Partners for Prisoners
By: Joel Justiss
Joel Justiss has partnered with the Freethought Books Project
I have a friend who has been very active in prison ministries for many years. He regularly visits prisons to lead Christian worship services and Bible classes. He spends time talking and praying with prisoners, and on their behalf solicits the prayers of others in his e-mail reports.
I was supportive of my friend’s prison activities until I left religion in 2002. From then on, whenever I received his reports, I wished there was something I could do to encourage prisoners in their efforts to improve their lives without trying to make them religious.
Most of my family and friends are dedicated Christians, so when I left religion, I turned to the Internet to make contact with other freethinkers, and discovered the Brights.

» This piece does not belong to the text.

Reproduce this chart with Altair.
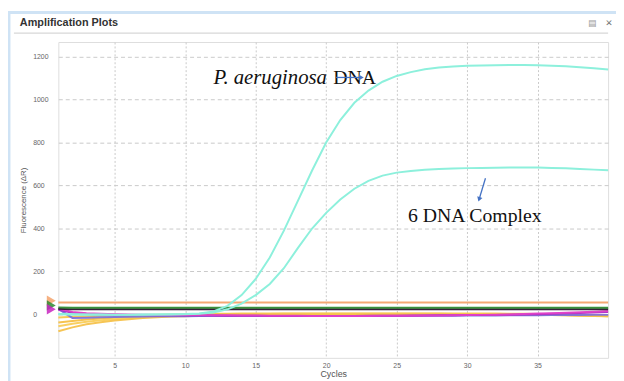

I immediately registered as a Bright and began receiving the monthly Brights Bulletin by e-mail.
A couple of years ago, the Bulletin included a request from the Brights’ co-directors for a volunteer to correspond with prisoners on behalf of the Brights. I saw an opportunity to do something I had thought about for years, and offered to help.
Since the Brights is an Internet constituency and the Brights Bulletin is distributed by e-mail, incarcerated people have no way to receive the Bulletin. So what I have done is prepare a monthly printed newletter called “A Little Brightness” that includes most of the Bulletin and adds a couple of articles from blogs or other web sites that I think might be of interest to my readers.

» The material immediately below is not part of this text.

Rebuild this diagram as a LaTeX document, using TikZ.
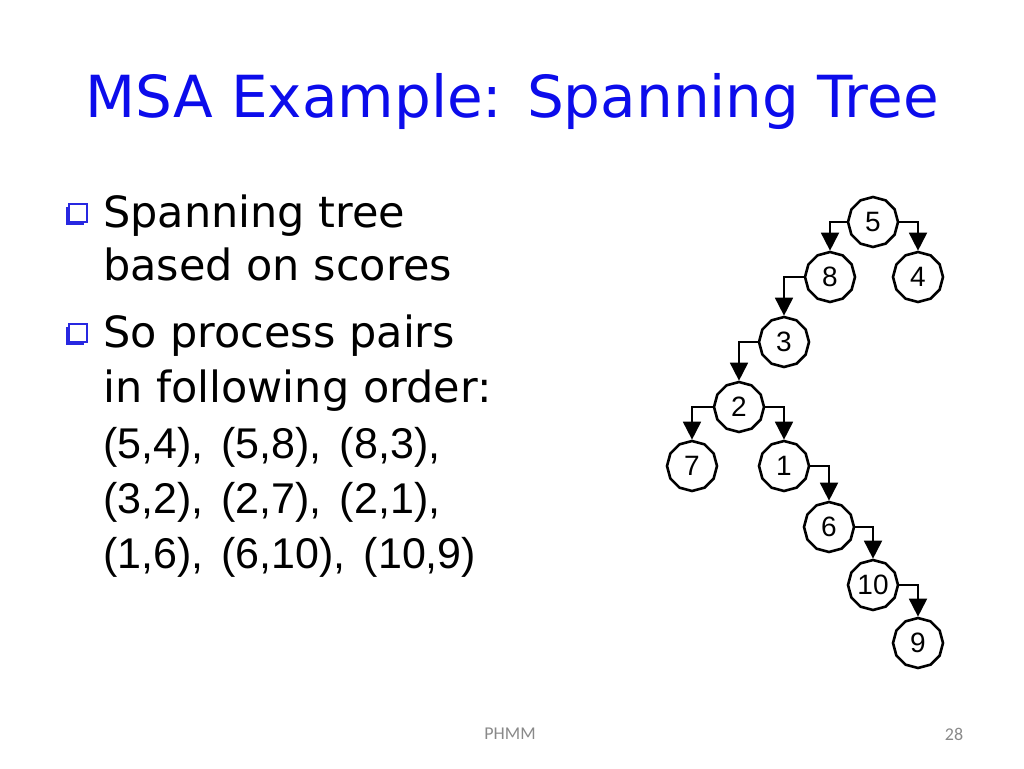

Now, when a prisoner writes to the Brights (usually after encountering the address in Richard Dawkins’ book The God Delusion), Paul Geisert, Associate Director of The Brights’ Network, mails the letter to me. I then write to that prisoner, providing information about the Brights with a copy of my newsletter, and responding to any questions asked.
The other information I always include is an article about the Freethought Books Project, with Leslie Zukor’s address. I encourage the person to write Leslie and ask for books on subjects of interest. I point out that most of my prisoner correspondents have done so and have been very pleased with the books they’ve received.
I currently have 23 subscribers to my newsletter in 13 states. They frequently write me with comments like “I’m so glad I wrote to the Brights,” “I’ve pretty much devoured the books Leslie sent,” or “books are a window in this dark place that let me converse with some of the greatest minds in the world.”
The most striking fact I have learned from my correspondents is that the vast majority of prisoners are (or at least claim to be) very religious. Apparently there are many reasons for this, from seeking relief from feelings of guilt to attempts to obtain favorable treatment from prison staff.
As a result, non-religious prisoners are often more socially isolated and ridiculed than freethinkers who are not incarcerated. I have heard some reports of discrimination and even active persecution by prison staff.
I am pleased to be able to encourage my correspondents by giving them a small window of contact with other folks who share similar beliefs. It is a great pleasure to partner with Leslie Zukor and the Freethought Books Project in supplying these incarcerated individuals with reading materials that help them understand the real world and how they can take a positive approach to living in it.